If you feel there is no one already committed to your vision, this is a sign there is a need to be filled and you should progress, clarify and differentiate your idea.
Creating an actionable plan of activity takes your charity from an idea to a well thought out set of attainable steps. Creating a 5-year plan, much as you would do with a business startup is a must. Include aspects such as fundraising strategies, financial forecasts, operating strategies and costs. Remember to stay realistic.
Get Professional Advice
The regulatory and financial complexities of setting up a charity can be overwhelming without the help of a professional accountant and business advisor. Becoming a registered charity requires a lot of administrative work and you will have to compile, maintain and publish information regarding finances, activities and trustees. A professional accountant or business advisor will be able to provide valuable knowledge and guide you through regulatory procedures, registration and running a charity.
Decide Upon Structure and Roles
The structure of your charity will affect the way it is run, who is involved in the running and what the charity is able to do. You will need to decide which structure will allow you to carry out the work you want to do and subsequently ensure you follow the requirements the chosen structure demands – for example, some structures mean you can’t own premises.

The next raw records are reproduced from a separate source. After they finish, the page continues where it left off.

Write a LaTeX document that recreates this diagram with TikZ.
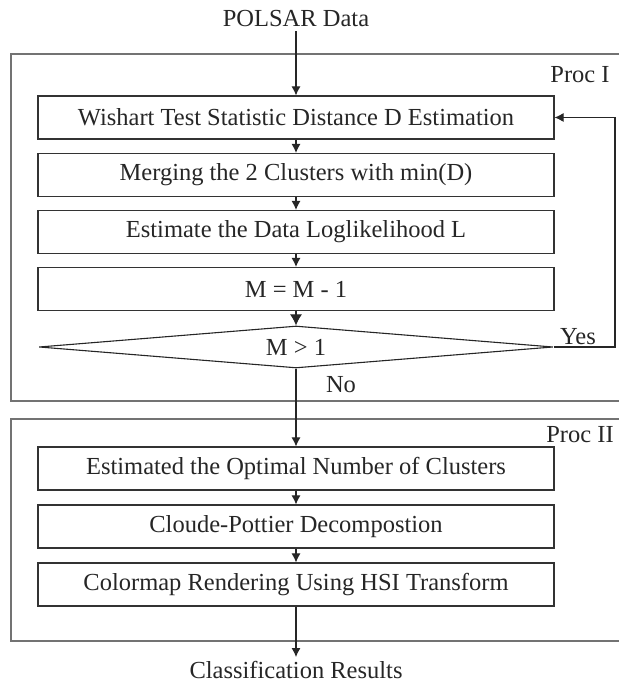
\documentclass[tikz,border=0pt]{standalone}
\usepackage{fontspec}
\setmainfont{Liberation Serif}
\usetikzlibrary{arrows.meta,shapes.geometric}
\begin{document}
\begin{tikzpicture}[x=1pt,y=1pt,
  txt/.style={font=\fontsize{24.5}{28}\selectfont, text=black!85, inner sep=0pt},
  stepbox/.style={draw=black!80, line width=1.1pt, minimum width=516pt, minimum height=43pt, inner sep=0pt, font=\fontsize{24.5}{28}\selectfont, text=black!85},
  decide/.style={draw=black!85, line width=1.1pt, shape=diamond, aspect=12, minimum width=514pt, minimum height=42pt, inner sep=0pt, font=\fontsize{24.5}{28}\selectfont, text=black!85},
  frame/.style={draw=black!55, line width=1.6pt},
  arr/.style={draw=black!85, line width=1.1pt, -{Latex[length=9pt,width=9pt]}},
  bigarr/.style={draw=black!85, line width=1.1pt, -{Latex[length=11pt,width=12pt]}}]
\useasboundingbox (0,0) rectangle (618,684);
% frames
\draw[frame] (619,630) -- (11,630) -- (11,283) -- (619,283);
\draw[frame] (619,265) -- (11,265) -- (11,43) -- (619,43);
% labels
\node[txt] (polsar) at (296,665) {POLSAR Data};
\node[txt] (proc1) at (580,609) {Proc I};
\node[txt] (proc2) at (580,249) {Proc II};
% boxes
\node[stepbox] (b1) at (296,566.5) {Wishart Test Statistic Distance D Estimation};
\node[stepbox] (b2) at (296,509) {Merging the 2 Clusters with min(D)};
\node[stepbox] (b3) at (296,452) {Estimate the Data Loglikelihood L};
\node[stepbox] (b4) at (296,395) {M = M - 1};
\node[decide] (d) at (296,337) {M > 1};
\node[stepbox] (b5) at (296,215.5) {Estimated the Optimal Number of Clusters};
\node[stepbox] (b6) at (296,157.5) {Cloude-Pottier Decompostion};
\node[stepbox] (b7) at (296,99.5) {Colormap Rendering Using HSI Transform};
\node[txt] (res) at (296,14) {Classification Results};
\node[txt] (yes) at (578,347) {Yes};
\node[txt] (no) at (341,299) {No};
\coordinate (fb) at (615,337);
% connectors
\draw[arr] (polsar.south) ++(0,-4) -- (b1.north);
\draw[arr] (b1) -- (b2);
\draw[arr] (b2) -- (b3);
\draw[arr] (b3) -- (b4);
\draw[bigarr] (b4) -- (d);
\draw[arr] (d.east) -- (fb) |- (b1.east);
\draw[arr] (d.south) -- (b5.north);
\draw[arr] (b5) -- (b6);
\draw[arr] (b6) -- (b7);
\draw[arr] (b7.south) -- ([yshift=4pt]res.north);
\end{tikzpicture}
\end{document}
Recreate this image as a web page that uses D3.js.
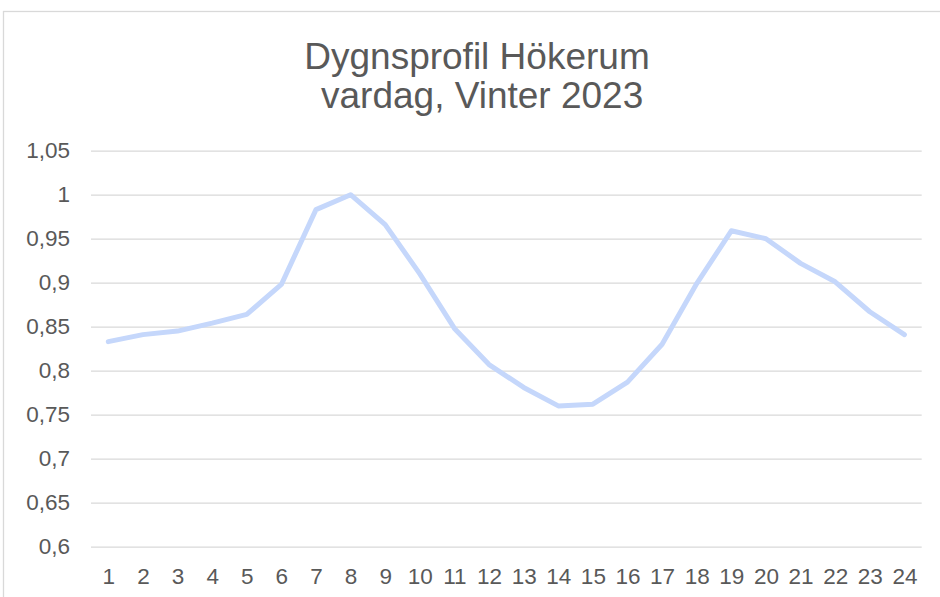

At this stage, you will also want to establish the trustees of your charity and any useful advisory individuals you wish to get on board.
Work on Branding
Your charity’s brand is very important for creating awareness and should be clear, powerful and attention-grabbing. Your brand is what will be persuading future donors, partners or volunteers to support your cause. A catchy or informative name and tagline will be key for first impressions. Making sure you have a visible presence online through a professional website and social media accounts is also a good idea to get information about your charity out there.
Once you have settled all the details and key aspects of your charity, you will likely need to officially register it. This requires a lot of documentation, and can be a stage where having a professional advisor is particularly useful to help get things in order.
Fundraising and Finances
To make your charity progress and last, you will need to be effective in your fundraising efforts. There are many different possible sources of donations, such as individuals, organizations, businesses and charitable trusts. Do research into potential benefactors, perfect a professional presentation and ensure your passion comes through in every phone call, meeting and pitch you do.
When the funds do start to come in, make sure you effectively control and report all finances, according to the regulations set out by the Charity Commission.
Be frugal and ensure you funnel as much of your money into the charity, rather than operations, as possible.